Spatial and temporal regulation of Ca2+ signaling require the assembly of multiprotein complexes linking molecules involved in Ca2+ influx, sensing, buffering, and extrusion. Recent evidence indicates that plasma membrane Ca2+ ATPases (PMCAs) participate in the control of local Ca2+ fluxes, but the mechanism of multiprotein complex formation of specific PMCAs is poorly understood. Using the PMCA2b COOH-terminal tail as bait in a yeast two-hybrid screen, we identified the PSD-95, Dig, ZO-1 (PDZ) domain-containing Na+/H+ exchanger regulatory factor-2 (NHERF2) as an interacting partner.
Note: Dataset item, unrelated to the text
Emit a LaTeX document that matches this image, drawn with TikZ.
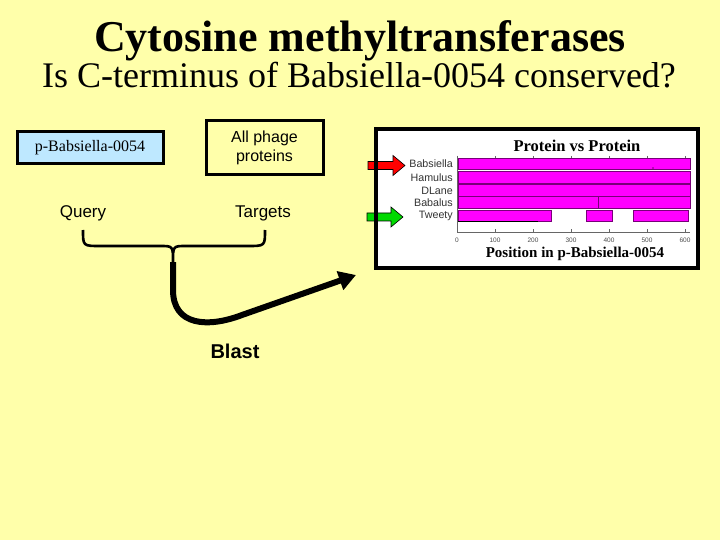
\documentclass[tikz,border=0pt]{standalone}
\usepackage{fontspec}
\setmainfont{Liberation Serif}
\setsansfont{Liberation Sans}
\usetikzlibrary{arrows.meta}
\definecolor{bg}{RGB}{255,255,170}
\definecolor{boxblue}{RGB}{190,232,255}
\definecolor{mag}{RGB}{255,0,255}
\definecolor{magline}{RGB}{120,0,120}
\tikzset{
  thickbox/.style={draw=black,line width=3pt,inner sep=0pt},
  sanslbl/.style={font=\sffamily\fontsize{17}{19}\selectfont},
  rowlbl/.style={font=\sffamily\fontsize{10.7}{11}\selectfont,anchor=east,inner sep=0pt,text=black!80},
  tick/.style={font=\sffamily\fontsize{6.5}{7}\selectfont,text=black!70,inner sep=0pt},
  bar/.style={fill=mag,draw=magline,line width=0.8pt},
  blockarrow/.style={draw=black,line width=0.6pt,line join=miter}
}
\begin{document}
\begin{tikzpicture}[x=1pt,y=-1pt]
\fill[bg] (0,0) rectangle (720,540);
\useasboundingbox (0,0) rectangle (720,540);
% titles
\node[font=\bfseries\fontsize{44}{48}\selectfont,anchor=base] (title) at (360,52) {Cytosine methyltransferases};
\node[font=\fontsize{36}{40}\selectfont,anchor=base] (sub) at (359,88) {Is C-terminus of Babsiella-0054 conserved?};
% boxes
\node[thickbox,fill=boxblue,minimum width=146pt,minimum height=32pt,font=\fontsize{16}{18}\selectfont] (pb) at (90,148) {p-Babsiella-0054};
\node[thickbox,fill=bg,minimum width=117pt,minimum height=54pt,font=\sffamily\fontsize{16}{19}\selectfont,align=center] (all) at (264.5,148) {All phage\\proteins};
\node[sanslbl] (query) at (83,213) {Query};
\node[sanslbl] (targets) at (263,213) {Targets};
\node[font=\sffamily\bfseries\fontsize{20}{22}\selectfont] (blast) at (235,351) {Blast};
% brace
\coordinate (bl) at (83,230);
\coordinate (br) at (265,230);
\coordinate (bt) at (173,262);
\draw[line width=2.6pt]
  (bl) .. controls (83,246) .. (100,246) -- (160,246) .. controls (173,246) .. (bt)
  (br) .. controls (265,246) .. (248,246) -- (186,246) .. controls (173,246) .. (bt);
% curved arrow
\coordinate (at) at (356,275);
\draw[line width=6pt,-{Triangle[length=17pt,width=19pt]}]
  (bt) -- (173,290) .. controls (173,326) and (208,328) .. (242,315) -- (at);
% chart
\fill[white] (376,129) rectangle (698,268);
% block arrows
\draw[blockarrow,fill=red] (368,161.5) -- (393,161.5) -- (393,155.5) -- (405,165.5) -- (393,175.5) -- (393,169.5) -- (368,169.5) -- cycle;
\draw[blockarrow,fill=green!85!black] (367,213) -- (391,213) -- (391,207) -- (403,217) -- (391,227) -- (391,221) -- (367,221) -- cycle;
\draw[black,line width=3.5pt] (376,129) rectangle (698,268);
\node[font=\bfseries\fontsize{16.5}{18}\selectfont] (ct) at (577,146) {Protein vs Protein};
\draw[black!60,line width=0.5pt] (457,156) -- (457,232) -- (690,232);
\foreach \v/\l in {0/0,1/100,2/200,3/300,4/400,5/500,6/600}{
  \draw[black!60,line width=0.5pt] (457+\v*38,232) -- (457+\v*38,229);
  \draw[black!60,line width=0.5pt] (457+\v*38,156) -- (457+\v*38,158);
  \node[tick] at (457+\v*38,240) {\l};
}
\foreach \y/\n in {164/Babsiella,177.5/Hamulus,190.5/DLane,202.5/Babalus}{
  \draw[bar] (458,\y-5.6) rectangle (690,\y+5.6);
  \node[rowlbl] at (453,\y) {\n};
}
\draw[magline,line width=0.8pt] (598,196.9) -- (598,208.1);
\fill[magline] (653,168) circle (0.8pt);
\draw[bar] (458,210) rectangle (551,221);
\draw[bar] (586,210) rectangle (612,221);
\draw[bar] (633,210) rectangle (688,221);
\draw[black,line width=1pt] (458,221.5) -- (538,221.5);
\node[rowlbl] at (453,216) {Tweety};
\node[font=\bfseries\fontsize{15}{17}\selectfont] (xl) at (575,254) {Position in p-Babsiella-0054};
\end{tikzpicture}
\end{document}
Protein pull-down and coimmunoprecipitation experiments using recombinant PMCA2b and PMCA4b as well as NHERF1 and NHERF2 showed that the interaction of PMCA2b with NHERF2 was specific and selective. PMCA4b did not interact with either of the NHERFs, and PMCA2b selectively preferred NHERF2 over NHERF1. Green fluorescent protein-tagged PMCA2b was expressed at the apical membrane in Madin-Darby canine kidney epithelial cells, where it colocalized with apically targeted NHERF2. Our study identifies NHERF2 as the first specific PDZ partner for PMCA2b not shared with PMCA4b, and demonstrates that PMCA splice forms differing only minimally in their COOH-terminal residues interact with unique PDZ proteins. NHERFs have been implicated in the targeting, retention and regulation of membrane proteins including the beta(2)-adrenergic receptor, cystic fibrosis transmembrane conductance regulator, and Trp4 Ca2+ channel, and NHERF2 is now shown to also interact with PMCA2b. This interaction may allow the functional assembly of PMCA2b in a multiprotein Ca2+ signaling complex, facilitating integrated cross-talk between local Ca2+ influx and efflux.